Cette structuration, qui joue conjointement d’effets de progression, de rupture et de clôture, est complexifiée en outre par de nombreux échos d’un livre à l’autre, ou d’un poème à un autre. C’est ainsi que « Aurore » (livre I), en dépit de sa dimension bucolique, comprend déjà plusieurs pièces dans lesquelles le poète revendique des partis pris à la fois esthétiques, politiques et idéologiques (VII, VIII, XIII, XXVI), préparant en particulier les plaidoyers et réquisitoires du livre III (II, XVI). De la même manière, le défi lancé à l’univers dans « Ibo » (livre VI, II), loin de la résignation adoptée pourtant par le sujet lyrique dès la fin de « Paucæ meæ » (livre IV), rappelle l’attitude confiante, voire conquérante présente dans les premiers livres. Du reste, même si le « Je » revient ensuite à une posture plus soumise, « Au bord de l’infini » (livre VI) consacre son statut d’élu divin en faisant de lui le destinataire de la longue révélation prononcée par la « bouche d’ombre » (XXVI).
Le recueil apparaît dès lors comme un réseau complexe dont les éléments sont sans cesse repris, modifiés, intégrés dans des contextes nouveaux. Cette plasticité rend très sensible l’itinéraire suivi par l’œuvre, en mettant au jour les transformations qui travaillent le sujet lyrique.
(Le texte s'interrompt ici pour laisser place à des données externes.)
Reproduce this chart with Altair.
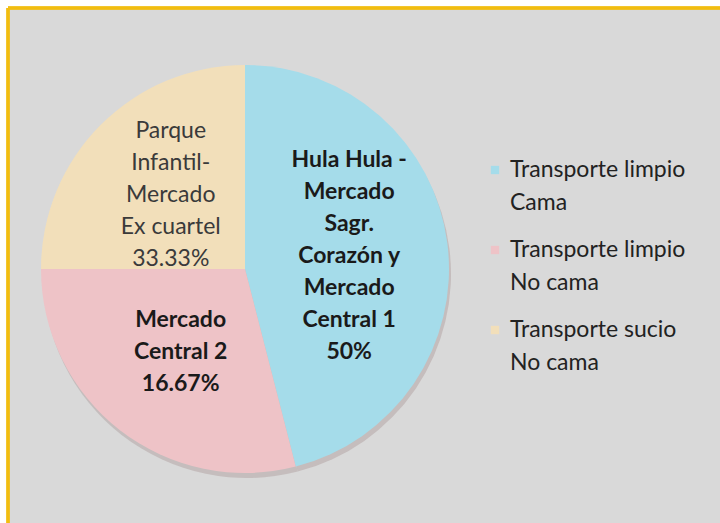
import altair as alt
import pandas as pd

# Data
legend_labels = ["Transporte limpio\nCama", "Transporte limpio\nNo cama", "Transporte sucio\nNo cama"]
slice_share = [46, 29, 25]  # angular share of each slice as drawn
slice_labels = [
    "Hula Hula -\nMercado\nSagr.\nCorazón y\nMercado\nCentral 1\n50%",
    "Mercado\nCentral 2\n16.67%",
    "Parque\nInfantil-\nMercado\nEx cuartel\n33.33%",
]
label_bold = [True, True, False]
colors = ["#a5dcea", "#eec3c7", "#f2dfba"]

df = pd.DataFrame({
    "cat": legend_labels,
    "share": slice_share,
    "label": slice_labels,
    "bold": label_bold,
    "order": [0, 1, 2],
    "nlines": [s.count("\n") + 1 for s in slice_labels],
})

W, H = 712, 515
CX, CY = 237, 261
R = 204
LH = 32
FS = 23

color_scale = alt.Scale(domain=legend_labels, range=colors)
theta_scale = alt.Scale(domain=[0, sum(slice_share)])

stacked = alt.Chart(df).transform_stack(
    stack="share", groupby=[], as_=["t0", "t1"], sort=[alt.SortField("order", order="ascending")]
)
base = stacked.encode(
    theta=alt.Theta("t0:Q", scale=theta_scale),
    theta2="t1:Q",
)

shadow = base.mark_arc(outerRadius=R, color="#b5a5a5", opacity=0.55).encode(
    x=alt.value(CX + 2), y=alt.value(CY + 5)
)

pie = base.mark_arc(outerRadius=R).encode(
    x=alt.value(CX), y=alt.value(CY),
    color=alt.Color("cat:N", scale=color_scale, sort=legend_labels, legend=None),
)

text_layers = []
for i, n in enumerate(df["nlines"]):
    bold = bool(df["bold"][i])
    t = stacked.transform_calculate(
        mid="(datum.t0 + datum.t1) / 2"
    ).transform_filter(alt.datum.order == i).mark_text(
        radius=105, fontSize=FS, font="Lato", lineBreak="\n", lineHeight=LH,
        baseline="middle", align="center",
        fontWeight="bold" if bold else "normal",
        color="#1a1a1a" if bold else "#3a3a3a",
        dy=-(n - 1) * LH / 2,
    ).encode(
        theta=alt.Theta("mid:Q", scale=theta_scale),
        x=alt.value(CX), y=alt.value(CY), text="label:N",
    )
    text_layers.append(t)

# legend (manual, multi-line labels)
leg_y = alt.Y("cat:N", sort=legend_labels, axis=None,
              scale=alt.Scale(type="point", range=[162, 322], padding=0))
leg_sym = alt.Chart(df).mark_square(size=70, opacity=1).encode(
    x=alt.value(487), y=leg_y,
    color=alt.Color("cat:N", scale=color_scale, sort=legend_labels, legend=None),
)
leg_txt = alt.Chart(df).mark_text(
    align="left", baseline="middle", font="Lato", fontSize=FS,
    lineBreak="\n", lineHeight=33, color="#222222",
).encode(x=alt.value(502), y=leg_y, text="cat:N")

border_top = alt.Chart(df).mark_rule(color="#f2bd10", strokeWidth=3).encode(
    x=alt.value(0), x2=alt.value(W), y=alt.value(0)
)
border_left = alt.Chart(df).mark_rule(color="#f2bd10", strokeWidth=3).encode(
    x=alt.value(0), y=alt.value(0), y2=alt.value(H)
)

chart = alt.layer(shadow, pie, *text_layers, leg_sym, leg_txt, border_top, border_left).properties(
    width=W, height=H,
    autosize=alt.AutoSizeParams(type="none"),
    padding={"left": 8, "top": 8, "right": 0, "bottom": 0},
    background="white",
).configure_view(fill="#d9d9d9", strokeWidth=0)

chart.save("out.html", embed_options={"renderer": "svg", "actions": False})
Le lyrisme romantique devant l’infini
La richesse foisonnante des Contemplations a suscité cependant des réactions contrastées, dès la parution du recueil, même si l’intérêt du public est indéniable. La démesure de l’œuvre, en particulier, attire les foudres des détracteurs qui y voient une transgression généralisée. Dans son compte rendu de juin 1856, Barbey d’Aurevilly s’en prend à l’ « horrible fatras incohérent et furieux » que représentent pour lui les deux derniers livres. Il incrimine plus précisément l’écriture hugolienne, accusant entre autres l’auteur d’ « accouple[r] les substantifs, ce qui est le péché contre nature dans la langue ». Selon lui, « l’artiste périt défiguré, enflé, énorme ». De fait, le recueil procède bien d’un projet totalisant, comme le revendique du reste le poète dans sa Préface. Il mène par là jusqu’à son terme l’ambition toute romantique d’une poésie qui se ferait écriture du monde, à la fois par l’extension des sujets abordés et par les moyens mis en œuvre. L’étendue embrassée par le contemplateur est ainsi rendue dans toute sa diversité par une multiplicité, voire un entremêlement de formes, de registres et de tons, autre grief d’une partie de la critique teintée de conservatisme. Gustave Planche condamne en effet le principe même, si hugolien, de l’alliance des contraires : « S’il est parfois utile, souvent nécessaire, de passer du ton grave au ton familier, la Divine Comédie et Pantagruel ne pourront jamais inspirer une composition harmonieuse. Dante et Rabelais n’appartiennent pas à la même famille, et toutes les fois qu’on essaiera de les concilier, on ne produira que des œuvres bizarres, sans grandeur et sans gaieté. » Les déclarations esthétiques formulées par le poète dans ses pièces polémiques prouvent dès lors leur actualité, plus de vingt-cinq ans après l’apogée du romantisme.
Mais au-delà de ces caractéristiques, la dimension métapoétique de nombreuses pièces de l’œuvre porte une interrogation sur la parole poétique, sa source et son objet. Les Contemplations sont aussi le lieu d’une reconquête de sa voix par le poète, après le silence du deuil et la menace de l’effacement derrière les interventions obscures des entités surnaturelles – entendues selon Hugo lors de ses séances de spiritisme. Le recueil constitue une preuve éclatante de cette maîtrise retrouvée, en donnant une forme poétique au contenu du mystère, et en s’érigeant en intermédiaire auprès des hommes. C’est que, selon Baudelaire dans un article de 1861, « [l]e vers de Victor Hugo sait traduire pour l’âme humaine non seulement les plaisirs les plus directs qu’elle tire de la nature visible, mais encore les sensations les plus fugitives, les plus compliquées, les plus morales […] qui nous sont transmises par l’être visible, par la nature inanimée, ou dite inanimée ». Ce réinvestissement de sa voix par le poète s’accompagne d’une nouvelle vision de la poésie et de l’univers, ou plutôt de l’univers comme « poëme » divin que le discours poétique se donne pour mission de révéler en tant que tel, et désormais dans sa totalité.